Sunday, April 6th, 2008

Cap’n said to John Henry,
You’ve got a willin’ mind.
But you just well lay yoh hammah down,
You’ll nevah beat this drill of mine,
You’ll nevah beat this drill of mine.
(Lyrics)

John Henry

Today we take it for granted that a human is no match for a machine drill when it comes to digging through a mountain. At the time such songs were first sung, the verdict was dodgier; some believed that human ability would always be superior to machines. It seems that every time our technology advances, we must struggle a little to accept that our domain of superiority has narrowed.

Nowhere is this struggle more acute than in the contemplation and recent realization of thinking machines. Our discomfort with the idea that a machine that performs intellectual labor could ever be our equal dates at least to the roots of the industrial revolution and information revolution in the Enlightenment.

“…although such machines might execute many things with equal or perhaps greater perfection than any of us, they would, without doubt, fail in certain others from which it could be discovered that they did not act from knowledge, but solely from the disposition of their organs” –René Descartes, Discours de la méthode, 1637

When it comes to decision making, which often requires drilling through a mountain of data, we still manifest a deep skepticism of our machines. We call these creations black boxes, soulless as the machine drill, and place our faith in modern John Henrys who make decisions based on gut instinct. Human insight and judgment are still irreplaceable, but they are being increasingly augmented by thinking machines that can account for far more factors then we can in making a decision. And far from a black box, these machines are just our knowledge made scalable and executable.

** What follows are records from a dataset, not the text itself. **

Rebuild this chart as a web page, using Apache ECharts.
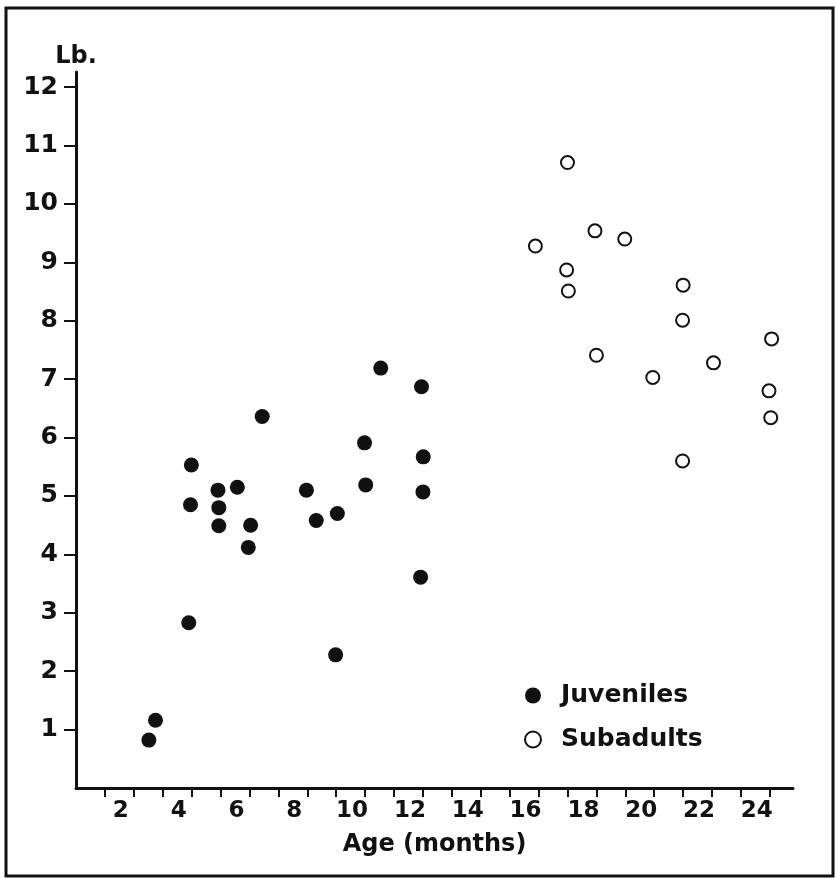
<!DOCTYPE html>
<html>
<head>
<meta charset="utf-8">
<title>Weight vs age</title>
<script src="https://cdn.jsdelivr.net/npm/echarts@6/dist/echarts.min.js"></script>
<style>
  html, body { margin: 0; padding: 0; background: #fff; }
  #chart { width: 837px; height: 878px; }
</style>
</head>
<body>
<div id="chart"></div>
<script>
// ages (months) and weights (lb.)
var juvAge = [2.52, 2.75, 3.9, 3.96, 3.99, 4.91, 4.94, 4.94, 5.58, 5.96, 6.04, 6.44, 7.97, 8.31, 8.98, 9.04, 9.98, 10.02, 10.54, 11.92, 11.95, 12.0, 12.01];
var juvLb  = [0.82, 1.16, 2.83, 4.85, 5.53, 5.10, 4.80, 4.49, 5.15, 4.12, 4.50, 6.36, 5.10, 4.58, 2.28, 4.70, 5.91, 5.19, 7.19, 3.61, 6.87, 5.07, 5.67];

var subAge = [15.89, 16.97, 17.0, 17.03, 17.95, 18.0, 18.98, 19.95, 20.98, 20.98, 21.0, 22.05, 23.97, 24.03, 24.06];
var subLb  = [9.28, 8.87, 10.71, 8.51, 9.54, 7.41, 9.40, 7.03, 5.60, 8.01, 8.61, 7.28, 6.80, 6.34, 7.69];

var xTicks = [1, 2, 3, 4, 5, 6, 7, 8, 9, 10, 11, 12, 13, 14, 15, 16, 17, 18, 19, 20, 21, 22, 23, 24];
var xLabels = [2, 4, 6, 8, 10, 12, 14, 16, 18, 20, 22, 24];
var yTicks = [1, 2, 3, 4, 5, 6, 7, 8, 9, 10, 11, 12];

var ink = '#111';
var font = 'DejaVu Sans';

function pairs(xs, ys) {
  var out = [];
  for (var i = 0; i < xs.length; i++) out.push([xs[i], ys[i]]);
  return out;
}

var chart = echarts.init(document.getElementById('chart'));

var option = {
  backgroundColor: '#fff',
  animation: false,
  textStyle: { fontFamily: font, color: ink },
  graphic: [{
    type: 'rect',
    shape: { x: 6, y: 8, width: 827, height: 868 },
    style: { fill: null, stroke: ink, lineWidth: 3 }
  }],
  grid: {
    left: 76, right: 44, top: 72, bottom: 90,
    outerBoundsMode: 'none'
  },
  legend: {
    orient: 'vertical',
    left: 519,
    top: 678,
    itemWidth: 46,
    itemHeight: 16,
    itemGap: 19,
    textStyle: { fontFamily: font, fontSize: 25, fontWeight: 'bold', color: ink },
    data: ['Juveniles', 'Subadults']
  },
  xAxis: {
    type: 'value',
    min: 0,
    max: 24.8,
    interval: 1,
    name: 'Age (months)',
    nameLocation: 'middle',
    nameGap: 45,
    nameTextStyle: { fontFamily: font, fontSize: 24, fontWeight: 'bold', color: ink },
    splitLine: { show: false },
    axisLine: { lineStyle: { color: ink, width: 3 } },
    axisTick: { customValues: xTicks, length: 9, lineStyle: { color: ink, width: 2 } },
    axisLabel: {
      customValues: xLabels,
      fontFamily: font, fontSize: 23, fontWeight: 'bold', color: ink,
      margin: 12,
      padding: [0, 26, 0, 0]
    }
  },
  yAxis: {
    type: 'value',
    min: 0,
    max: 12.26,
    interval: 1,
    name: 'Lb.',
    nameLocation: 'end',
    nameGap: 3,
    nameTextStyle: { fontFamily: font, fontSize: 24, fontWeight: 'bold', color: ink, align: 'center' },
    splitLine: { show: false },
    axisLine: { lineStyle: { color: ink, width: 3 } },
    axisTick: { customValues: yTicks, length: 12, lineStyle: { color: ink, width: 2 } },
    axisLabel: {
      customValues: yTicks,
      fontFamily: font, fontSize: 25, fontWeight: 'bold', color: ink,
      margin: 18
    }
  },
  series: [
    {
      name: 'Juveniles',
      type: 'scatter',
      symbol: 'circle',
      symbolSize: 15,
      itemStyle: { color: ink, opacity: 1 },
      data: pairs(juvAge, juvLb)
    },
    {
      name: 'Subadults',
      type: 'scatter',
      symbol: 'circle',
      symbolSize: 13,
      itemStyle: { color: '#fff', borderColor: ink, borderWidth: 2, opacity: 1 },
      data: pairs(subAge, subLb)
    }
  ]
};

chart.setOption(option);
</script>
</body>
</html>
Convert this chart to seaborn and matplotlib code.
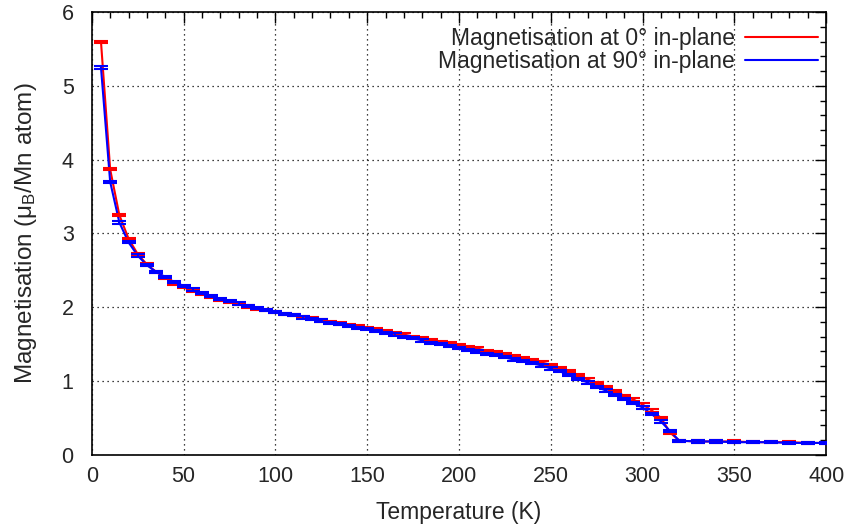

Popular culture picks up on our need to differentiate ourselves; futuristic artificial intelligences are portrayed as, ultimately, too rigid to compete, unable to grasp the subtleties we humans use to drive our decision making. A scientific approach means the ability to perceive such subtleties should generate a testable hypothesis. In more and more areas, the quantitative approach is showing itself able to outperform raw human judgement, even in fairly subtle situations. Particularly famous is the work of the Oakland As in evaluating baseball players. Orley Ashenfelter’s remarkable success in predicting the quality of wines was another day the steam drill won.